In the second place, it doesn't seem really probable that anyone would want to be no more than a housewife if all other avenues were open. Housework is uncreative, no matter what the mass media say about it in their relentless drive to sell a new cake mix or floor wax. Anyone who has ever done that kind of work for an extended period knows it is endless, repetitious drudgery with--worst of all--no relevance to the larger human community. It provides a pathetic sense of being needed, of identity, to many women. But anyone who thinks she feels good as she surveys her kitchen after washing the 146,789th batch of sparkling dishes isn't being "natural"; she's literally lost her mind.

"Hey, I know a lot of men who wash dishes. Haven't you ever met a henpecked husband? Or just a nice guy who believes in helping?"

Man, that dish-washing argument has moth-holes by now. The point is that such actions, no matter how much better than the man who won't do anything in the house, don't alter the assignment of roles. Housework remains the woman's job and then the man "helps." If men started staffing nursery schools that might reflect a real change in attitudes and roles. But the same man who will wash dishes wouldn't be caught dead in a job taking care of very young children--unless he could dress it up as some kind of sociological experiment. Listen, children should have alternatives also--to be cared for by men or women, or both.

"If giving women all possible alternatives includes the choice never to have children, what happens to the human race?"

Society cannot lay the responsibility for continuing the race solely on women. If there is any responsibility here, it's the responsibility of society to offer women all possible choices by developing new technology for continuing the species in other ways--so that the task need not be unilaterally imposed on women.

"But what about the women who say that giving birth was the most extraordinary experience of their lives. Would you deny them that?"

It's true that some women say that. Others find childbirth exciting but no more so than various other experiences. Some women begin to enjoy children only when the kids attain a more developed humanness. It seems possible that those who find childbirth their most outstanding experience haven't yet had access to other experiences. Again, what we want is a society in which women who want to try it can do so and those who don't can not try it without being made to feel guilty, inadequate, unfulfilled.

"Are you also advocating an end to families by putting all kids in nurseries? Kids need mother love or they'll grow up neurotic."

"Love" is a word screaming for redefinition. In sexual relationships, it often means dependency, it's a weapon for control, it's someone making an object out of someone else in order to satisfy ego and security needs. People become a kind of very elaborate, expensive furniture in each other's lives. "Mother love" can usually be translated as a woman finding her identity through another person. That's a terrible burden on the child, with each generation transferring the burden on to the next.
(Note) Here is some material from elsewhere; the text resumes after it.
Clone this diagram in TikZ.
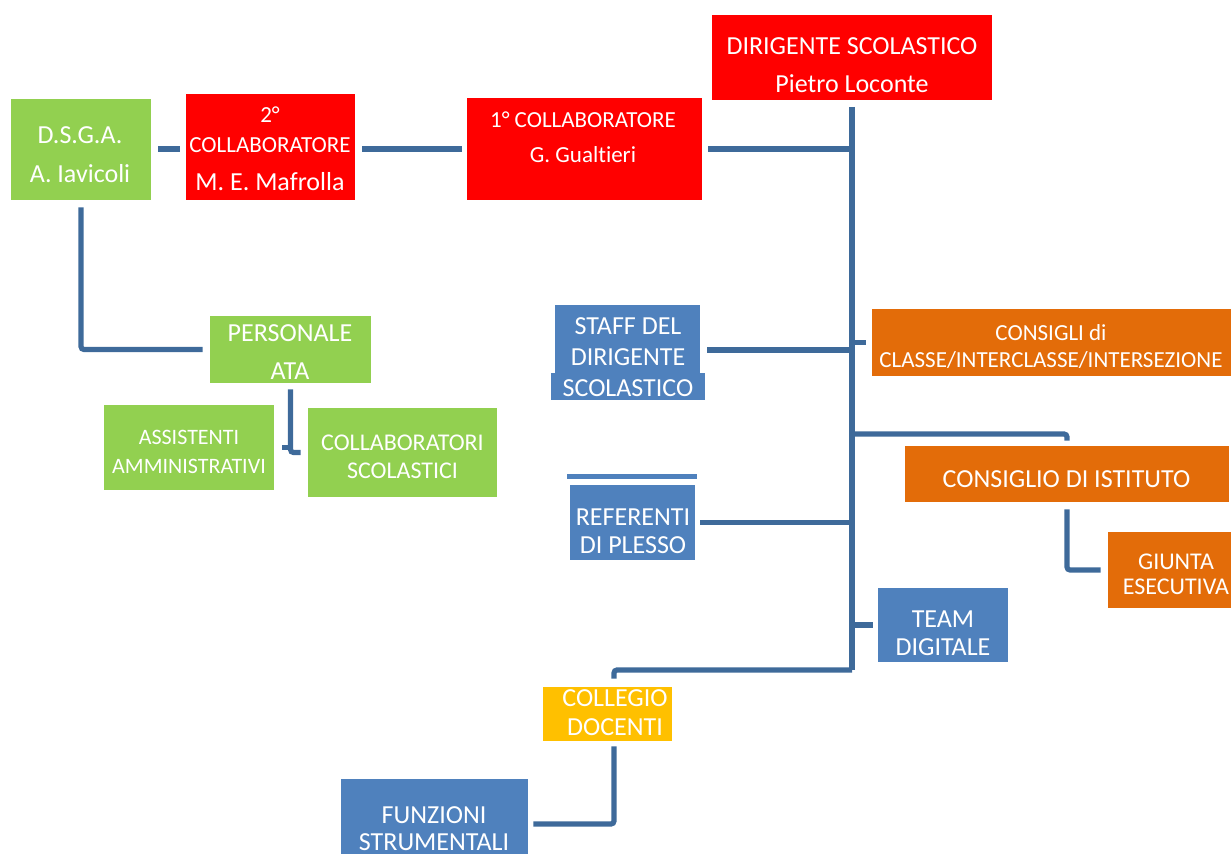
\documentclass[tikz,border=0pt]{standalone}
\usepackage{fontspec}
\setmainfont[Ligatures=NoCommon]{Carlito}
\usetikzlibrary{positioning,calc}
\definecolor{dsred}{HTML}{FF0000}
\definecolor{dsgreen}{HTML}{92D050}
\definecolor{dsblue}{HTML}{4F81BD}
\definecolor{dsorange}{HTML}{E36C09}
\definecolor{dsyellow}{HTML}{FFC000}
\definecolor{linkblue}{HTML}{3E6A9A}

\begin{document}
\begin{tikzpicture}[
  x=0.5pt, y=-0.5pt,
  box/.style={rectangle, inner sep=0pt},
  txt/.style={text=white, align=center, inner sep=0pt},
  big/.style={font=\fontsize{13}{#1}\selectfont},
  small/.style={font=\fontsize{11.5}{#1}\selectfont},
  link/.style={draw=linkblue, line width=2.6pt, rounded corners=1.5pt}
]
\useasboundingbox (0,0) rectangle (1231,854);

% ---------- Top row ----------
\node[box, fill=dsred, minimum width=140pt, minimum height=42.5pt] (dir) at (852,57.5) {};
\node[txt, big=19pt] (dirT) at (852,65) {DIRIGENTE SCOLASTICO\\Pietro Loconte};

\node[box, fill=dsred, minimum width=117.5pt, minimum height=51pt] (col1) at (584.5,149) {};
\node[txt, small=17.5pt] (col1T) at (583,137.5) {1° COLLABORATORE\\G. Gualtieri};

\node[box, fill=dsred, minimum width=84.5pt, minimum height=53pt] (col2) at (270.5,147) {};
\node[txt, small=15pt] (col2T) at (270,149) {2°\\COLLABORATORE\\[4pt]{\fontsize{13}{19}\selectfont M. E. Mafrolla}};

\node[box, fill=dsgreen, minimum width=70pt, minimum height=50.5pt] (dsga) at (81,149.5) {};
\node[txt, big=19.5pt] (dsgaT) at (80,154.5) {D.S.G.A.\\A. Iavicoli};

% ---------- ATA ----------
\node[box, fill=dsgreen, minimum width=80.5pt, minimum height=33.5pt] (ata) at (290.5,349.5) {};
\node[txt, big=19pt] (ataT) at (290,352) {PERSONALE\\ATA};

\node[box, fill=dsgreen, minimum width=85pt, minimum height=42.5pt] (ass) at (189,447.5) {};
\node[txt, font=\fontsize{11}{14.5}\selectfont] (assT) at (189,451.5) {ASSISTENTI\\AMMINISTRATIVI};

\node[box, fill=dsgreen, minimum width=94.5pt, minimum height=44.5pt] (cols) at (402.5,452.5) {};
\node[txt, font=\fontsize{12}{14}\selectfont] (colsT) at (402.5,457) {COLLABORATORI\\SCOLASTICI};

% ---------- Staff, referenti, team ----------
\node[box, fill=dsblue, minimum width=72.5pt, minimum height=37.5pt] (staff) at (627.5,342.5) {};
\node[box, fill=dsblue, minimum width=77pt, minimum height=13.5pt] (staffB) at (628,386.5) {};
\node[txt, big=15.5pt] (staffT) at (628,357) {STAFF DEL\\DIRIGENTE\\SCOLASTICO};

\node[box, fill=dsblue, minimum width=65pt, minimum height=2.6pt] (refBar) at (632,476.5) {};
\node[box, fill=dsblue, minimum width=62.5pt, minimum height=37.5pt] (ref) at (632.5,522.5) {};
\node[txt, big=14pt] (refT) at (633,531) {REFERENTI\\DI PLESSO};

\node[box, fill=dsblue, minimum width=65pt, minimum height=37pt] (team) at (943,625) {};
\node[txt, big=14pt] (teamT) at (943,633) {TEAM\\DIGITALE};

% ---------- Organi collegiali ----------
\node[box, fill=dsorange, minimum width=184pt, minimum height=33.5pt] (cons) at (1056,342.5) {};
\node[txt, small=13.5pt] (consT) at (1051,346.5) {CONSIGLI di\\CLASSE/INTERCLASSE/INTERSEZIONE};

\node[box, fill=dsorange, minimum width=162pt, minimum height=28pt] (ist) at (1067,474) {};
\node[txt, big=15pt] (istT) at (1066.5,479) {CONSIGLIO DI ISTITUTO};

\node[box, fill=dsorange, minimum width=66pt, minimum height=38pt] (giunta) at (1174,570) {};
\node[txt, font=\fontsize{12}{12.5}\selectfont] (giuntaT) at (1176,574.5) {GIUNTA\\ESECUTIVA};

\node[box, fill=dsyellow, minimum width=64.5pt, minimum height=27pt] (coll) at (607.5,714) {};
\node[txt, big=14.5pt] (collT) at (615,712.5) {COLLEGIO\\DOCENTI};

\node[box, fill=dsblue, minimum width=93.5pt, minimum height=40.5pt] (fun) at (434.5,819.5) {};
\node[txt, big=13.5pt] (funT) at (434,828.5) {FUNZIONI\\STRUMENTALI};

% ---------- Connectors ----------
\coordinate (trunkTop) at (852,107);
\coordinate (trunkBot) at (852,670);
\coordinate (istHook) at (1068,434);
\draw[link] (trunkTop) -- (trunkBot);
\draw[link] ([xshift=3pt]col1.east) -- (col1.east -| trunkTop);
\draw[link] ($(col2.east |- col1.west)+(7,0)$) -- ([xshift=-2.5pt]col1.west);
\draw[link] ($(dsga.east |- col1.west)+(7,0)$) -- ($(col2.west |- col1.west)+(-6,0)$);
\draw[link] ([yshift=-3.5pt]dsga.south) |- ([xshift=-3.5pt]ata.west);
\draw[link] ([yshift=-3pt]ata.south) |- ([xshift=-3.5pt]cols.west);
\draw[link] ([xshift=4pt]ass.east) -- (ass.east -| ata.south);
\draw[link] ([xshift=3.5pt,yshift=-3.75pt]staff.east) -- ([yshift=-3.75pt]staff.east -| trunkTop);
\draw[link] (trunkTop |- cons.west) -- ([xshift=-3pt]cons.west);
\draw[link] (trunkTop |- istHook) -| ([yshift=2.5pt]ist.north);
\draw[link] ([yshift=-3.5pt]ist.south) |- ([xshift=-3.5pt]giunta.west);
\draw[link] ([xshift=2.5pt]ref.east) -- (ref.east -| trunkTop);
\draw[link] (team.west -| trunkTop) -- ([xshift=-2.5pt]team.west);
\draw[link] (trunkBot) -| ([xshift=3.25pt,yshift=4pt]coll.north);
\draw[link] ([xshift=3.25pt,yshift=-2.5pt]coll.south) |- ([xshift=2.5pt,yshift=-2.25pt]fun.east);

\end{tikzpicture}
\end{document}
It's also a paralysis of the woman's human development.

We believe that there is such a thing as humanistic love; that everyone needs to experience it; that you cannot love if you have not had the experience of being loved. But there is little social history to prove that the conventional, nuclear family produces such love or that it produces the happiest people. It usually turns out lonely runners in a rat race rather than members of a human community. Its essence is like that of capitalism; it projects children as possessions and as the responsibility of individuals. But children are as much the possession and responsibility of the community as the land, the waters, the air, and the recourses available to man through nature.
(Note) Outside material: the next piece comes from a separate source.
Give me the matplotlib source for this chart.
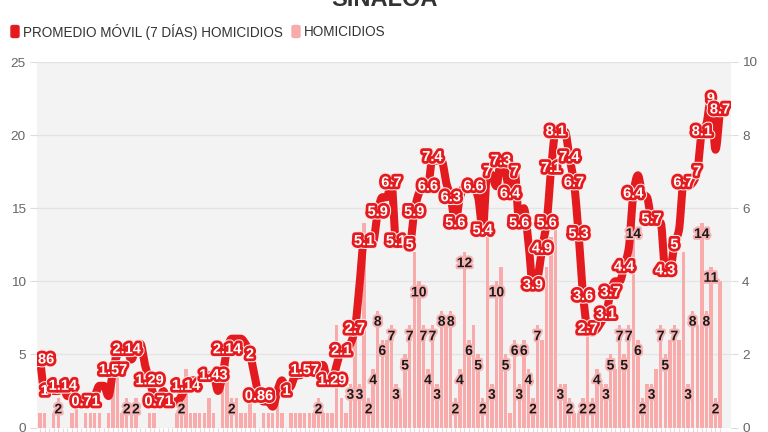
import numpy as np
import matplotlib
matplotlib.use("Agg")
import matplotlib.pyplot as plt
from matplotlib import patheffects as pe
from matplotlib.patches import FancyBboxPatch

# daily homicides (bars, left axis)
homicidios = [1, 1, 0, 1, 2, 0, 0, 1, 2, 0,
              1, 1, 1, 1, 0, 1, 5, 6, 1, 2,
              1, 2, 0, 0, 1, 1, 0, 0, 0, 0,
              1, 2, 4, 1, 1, 1, 1, 2, 1, 0,
              3, 5, 2, 2, 1, 1, 2, 1, 0, 1,
              1, 1, 2, 1, 0, 1, 1, 1, 1, 1,
              1, 2, 1, 1, 1, 7, 2, 1, 3, 8,
              3, 14, 2, 4, 8, 6, 6, 7, 3, 2,
              5, 7, 12, 10, 7, 4, 7, 3, 8, 7,
              8, 2, 4, 12, 6, 7, 5, 2, 13, 3,
              10, 11, 5, 1, 6, 3, 6, 4, 2, 7,
              6, 11, 13, 14, 3, 3, 2, 1, 1, 2,
              7, 2, 4, 3, 3, 5, 4, 7, 5, 7,
              14, 6, 2, 3, 3, 4, 7, 5, 6, 7,
              6, 12, 3, 8, 7, 14, 8, 11, 2, 10]

# 7-day moving average (line, right axis)
promedio = [1.86, 1.0, 1.0, 1.0, 1.0, 1.14, 0.86, 0.86, 0.71, 0.71,
            0.71, 0.71, 0.86, 1.14, 1.14, 0.86, 1.57, 2.0, 2.14, 2.14,
            1.86, 2.14, 2.29, 1.71, 1.29, 0.86, 0.71, 1.0, 0.71, 0.71,
            0.71, 0.86, 1.14, 1.29, 1.29, 1.29, 1.43, 1.43, 1.43, 1.0,
            1.43, 2.14, 2.43, 2.43, 2.43, 2.29, 2.0, 1.43, 0.86, 0.71,
            0.71, 0.57, 1.0, 1.29, 1.0, 1.14, 1.43, 1.43, 1.57, 1.57,
            1.57, 1.71, 1.71, 1.29, 1.29, 1.71, 2.1, 2.14, 2.29, 2.7,
            3.9, 5.1, 5.1, 5.1, 5.9, 6.3, 6.3, 6.7, 5.1, 5.1,
            5.1, 5.0, 5.9, 6.4, 6.6, 6.6, 7.4, 7.3, 7.3, 6.7,
            6.3, 5.6, 6.3, 6.6, 6.7, 6.6, 6.3, 5.4, 7.0, 6.9,
            6.6, 7.3, 7.0, 6.4, 7.0, 5.6, 6.0, 5.1, 3.9, 4.1,
            4.9, 5.6, 7.1, 8.1, 8.1, 8.1, 7.4, 6.7, 5.3, 3.6,
            2.7, 2.6, 2.7, 2.9, 3.1, 3.7, 4.0, 4.0, 4.4, 4.9,
            6.4, 6.9, 6.4, 6.3, 5.7, 5.6, 5.6, 4.3, 4.3, 5.0,
            5.4, 6.7, 6.6, 6.7, 7.0, 8.1, 8.3, 9.0, 7.6, 8.7]

# which points carry a visible label in the original
etiquetas_linea = [0, 1, 5, 10, 16, 19, 24, 26, 32, 38, 41, 46, 48, 54, 58, 64, 66,
                   69, 71, 74, 77, 78, 81, 82, 85, 86, 90, 91, 95, 97, 98, 101, 103,
                   104, 105, 108, 110, 111, 112, 113, 116, 117, 118, 119, 120, 124,
                   125, 128, 130, 134, 137, 139, 141, 144, 145, 147, 149]
etiquetas_barras = [4, 19, 21, 31, 42, 61, 68, 70, 72, 73, 74, 75, 77, 78, 80, 81, 83,
                    84, 85, 86, 87, 88, 90, 91, 92, 93, 94, 96, 97, 99, 100, 102, 104,
                    105, 106, 107, 108, 109, 114, 116, 119, 121, 122, 124, 125, 127,
                    128, 129, 130, 131, 132, 134, 136, 137, 139, 142, 143, 145, 146,
                    147, 148]

RED = "#e31b1f"
PINK = "#f9abab"
FONT = ["Liberation Sans", "DejaVu Sans"]
NARROW = ["Liberation Sans Narrow", "Liberation Sans", "DejaVu Sans"]


def monotone(x, y, steps=8):
    # monotone cubic (Fritsch-Butland) so the line looks smooth like the original
    x = np.asarray(x, float)
    y = np.asarray(y, float)
    h = np.diff(x)
    d = np.diff(y) / h
    m = np.zeros_like(y)
    m[0], m[-1] = d[0], d[-1]
    d0, d1 = d[:-1], d[1:]
    same = d0 * d1 > 0
    with np.errstate(divide="ignore", invalid="ignore"):
        hm = np.where(same, 2 * d0 * d1 / (d0 + d1), 0.0)
    m[1:-1] = hm
    t = np.linspace(0, 1, steps, endpoint=False)
    h00 = 2 * t**3 - 3 * t**2 + 1
    h10 = t**3 - 2 * t**2 + t
    h01 = -2 * t**3 + 3 * t**2
    h11 = t**3 - t**2
    xs, ys = [], []
    for k in range(len(x) - 1):
        xs.append(x[k] + t * h[k])
        ys.append(h00 * y[k] + h10 * h[k] * m[k] + h01 * y[k + 1] + h11 * h[k] * m[k + 1])
    xs.append([x[-1]])
    ys.append([y[-1]])
    return np.concatenate(xs), np.concatenate(ys)


dias = np.arange(len(homicidios))

fig = plt.figure(figsize=(7.68, 4.32), dpi=100)
ax = fig.add_axes([37 / 768, 4.5 / 432, 694 / 768, 365.5 / 432])
ax.set_facecolor("#f3f3f3")
ax.bar(dias, homicidios, width=0.75, color=PINK, zorder=2)
ax.set_ylim(0, 25)
ax.set_yticks(range(0, 26, 5))
ax.set_xlim(-0.66, 151.4)
ax.set_xticks(dias)
ax.set_xticklabels([])
ax.grid(axis="y", color="#e4e4e4", lw=1)
ax.set_axisbelow(True)
ax.tick_params(axis="x", length=3, color="#dddddd")
ax.tick_params(axis="y", length=5, color="#dddddd", labelcolor="#666666", pad=3)
for lab in ax.get_yticklabels():
    lab.set_family(FONT)
    lab.set_fontsize(9.7)
for s in ax.spines.values():
    s.set_visible(False)

ax2 = ax.twinx()
ax2.set_ylim(0, 10)
ax2.set_yticks(range(0, 11, 2))
ax2.tick_params(axis="y", length=5, color="#dddddd", labelcolor="#666666", pad=3)
for lab in ax2.get_yticklabels():
    lab.set_family(FONT)
    lab.set_fontsize(9.7)
for s in ax2.spines.values():
    s.set_visible(False)

xs, ys = monotone(dias, promedio)
ax2.plot(xs, ys, color=RED, lw=5.8, solid_capstyle="round", solid_joinstyle="round", zorder=3)

# bar values, inside the top of each bar
for i in etiquetas_barras:
    t = ax2.annotate(f"{homicidios[i]:g}", (dias[i], homicidios[i]), xycoords=ax.transData,
                     xytext=(0, -8), textcoords="offset points", ha="center", va="center",
                     fontsize=10, weight="bold", color="#1a1a1a", family=NARROW, zorder=4,
                     annotation_clip=True)
    t.set_path_effects([pe.Stroke(linewidth=3, foreground="#f7b3b3"), pe.Normal()])
    t.set_clip_on(True)

# moving average values on the line
for i in etiquetas_linea:
    t = ax2.text(dias[i], promedio[i], f"{promedio[i]:g}", ha="center", va="center",
                 fontsize=10.5, weight="bold", color="white", family=NARROW, zorder=5,
                 clip_on=True)
    t.set_path_effects([pe.Stroke(linewidth=5.5, foreground="#ffe9e9"),
                        pe.Stroke(linewidth=4, foreground=RED), pe.Normal()])

# title (cropped at the top in the original) and legend
fig.text(0.5, 1 - 6 / 432, "SINALOA", ha="center", va="baseline", fontsize=17,
         weight="bold", color="#333333", family=FONT)

fig.patches.append(FancyBboxPatch((11 / 768, 1 - 37.5 / 432), 8 / 768, 12 / 432,
                                  boxstyle="round,pad=0,rounding_size=0.003",
                                  transform=fig.transFigure, color=RED))
fig.text(23 / 768, 1 - 31.5 / 432, "PROMEDIO MÓVIL (7 DÍAS) HOMICIDIOS", va="center",
         fontsize=9.75, color="#333333", family=FONT)
fig.patches.append(FancyBboxPatch((292 / 768, 1 - 37.5 / 432), 8 / 768, 12 / 432,
                                  boxstyle="round,pad=0,rounding_size=0.003",
                                  transform=fig.transFigure, color=PINK))
fig.text(304 / 768, 1 - 31.5 / 432, "HOMICIDIOS", va="center",
         fontsize=9.75, color="#333333", family=FONT)

fig.savefig("out.png", dpi=100)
Just what new forms should replace today's nuclear family--a combination of social and private child care, totally socialized care, the extended family or whatever--is not for us to determine. Men too have a responsibility for working that out. More important, we reject the idea that women must come up with a perfect formula for the human race before their demands for liberation are met. We want to get The Man off our backs; don't expect us to guarantee him a comfy chair to sit in afterward.

"Well, even if that's all true, don't you think life would be duller without the spark of sexual difference? Don't you secretly dig the kinds of little tensions between men and women?"
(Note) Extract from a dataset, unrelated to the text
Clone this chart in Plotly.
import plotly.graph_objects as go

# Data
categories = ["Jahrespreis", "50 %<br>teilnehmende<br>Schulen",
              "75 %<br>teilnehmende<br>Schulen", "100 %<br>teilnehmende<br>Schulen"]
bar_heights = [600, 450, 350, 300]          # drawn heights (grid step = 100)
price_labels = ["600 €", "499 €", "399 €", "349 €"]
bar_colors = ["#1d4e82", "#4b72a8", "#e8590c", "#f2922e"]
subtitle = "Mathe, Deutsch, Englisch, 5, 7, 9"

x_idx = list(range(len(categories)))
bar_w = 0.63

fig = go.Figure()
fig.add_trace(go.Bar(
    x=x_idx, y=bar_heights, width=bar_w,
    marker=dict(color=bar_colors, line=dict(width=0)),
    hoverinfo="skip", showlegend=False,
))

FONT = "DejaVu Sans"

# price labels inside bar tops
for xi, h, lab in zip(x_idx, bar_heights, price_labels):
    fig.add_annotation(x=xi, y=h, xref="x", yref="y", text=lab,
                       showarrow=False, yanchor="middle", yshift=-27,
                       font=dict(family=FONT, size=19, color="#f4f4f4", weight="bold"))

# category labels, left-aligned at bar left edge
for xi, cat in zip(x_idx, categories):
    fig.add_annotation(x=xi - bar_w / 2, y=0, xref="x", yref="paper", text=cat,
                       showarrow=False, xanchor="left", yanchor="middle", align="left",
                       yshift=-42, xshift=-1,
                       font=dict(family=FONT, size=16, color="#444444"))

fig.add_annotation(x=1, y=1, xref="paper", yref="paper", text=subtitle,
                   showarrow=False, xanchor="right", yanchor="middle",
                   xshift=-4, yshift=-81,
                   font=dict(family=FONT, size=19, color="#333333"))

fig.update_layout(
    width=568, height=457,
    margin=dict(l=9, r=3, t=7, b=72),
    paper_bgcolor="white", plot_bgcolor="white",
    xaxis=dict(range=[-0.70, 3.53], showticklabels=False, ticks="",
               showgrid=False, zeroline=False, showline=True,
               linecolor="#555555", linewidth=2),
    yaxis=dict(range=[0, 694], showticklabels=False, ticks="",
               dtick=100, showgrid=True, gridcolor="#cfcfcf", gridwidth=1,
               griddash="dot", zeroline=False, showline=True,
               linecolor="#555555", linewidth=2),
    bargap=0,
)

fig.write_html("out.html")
Yeah, yeah, flirting is fun. A man opens a door for me, I thank him, he smiles and electricity ripples through us both. A year later I'm flushing out a diaper and he's opening other doors.

"No, I don't mean only lovers--just men and women working together, for example. There's something special about the relationship which doesn't exist between two people of the same sex unless they're homosexual." That's still the undercurrent of possible conquest. Of course there are differences between men and women. But when men bring them up, it's usually with some form of inferiority in the back of their minds.

"Ho hum. Well, what's your program?"

If there is anything we can learn from the black liberation movement, it is that the primary job is consciousness-raising. Malcolm X said it about black people in 1964 and it's equally true for us:
   You can't give a people a program until they realize they need one,
   and until they realize that all existing programs aren't ... going
   to produce ... results. What we would like to do ... is to go into
   our problem and just analyze ... and question things that you don't
   understand so we can ... get a better picture of what faces us. If
   you give people a thorough understanding of what it is that
   confronts them, and the basic causes that produce it, they'll
   create their own program.


It is amazing how quickly we have been able to affect the consciousness of some women already. They see themselves as members of a group for the first time instead of believing their problems to be individual. Then they say, "Hey, I like women!" And that's a real breakthrough.

"Well, I still think most women want things the way they are. They may demand equal pay or less drudgery but they still want to have the same kinds of personal relationships with men that people have had for centuries. It's in nature."

A lot of women who say they just want to play the traditional roles are simply fearful--or unable to imagine other ways of being. Old roles can seem to offer a certain security. Freedom can seem frightening if one has learned how to achieve a certain degree of power inside the prison. We don't seek to impose anything on women but merely to open up all possible alternatives; we do seek choice, as one of the functions which makes people human beings. We want to be free people, crippled neither by law or custom or our own chained minds. If there is no room for that in nature, then nature must be changed.

"Well, all I can say is you must be a bunch of lesbians."

That's the one people always pull out last. It's the kind of tactic the ruling class uses when it feels threatened by anyone who challenges it. Queer-baiting is no different from Red-baiting. Let's deal with the issues.

* Coauthored with Carol Hanisch and published by New York Radical Women in Notes from the First Year. Thanks to Carol Hanisch for permission to reprint.

** This figure of 10,000 deaths per year was commonly used at the time by groups working to legalize abortion. Experts today claim it was about 200 in 1968 [Carol Hanisch].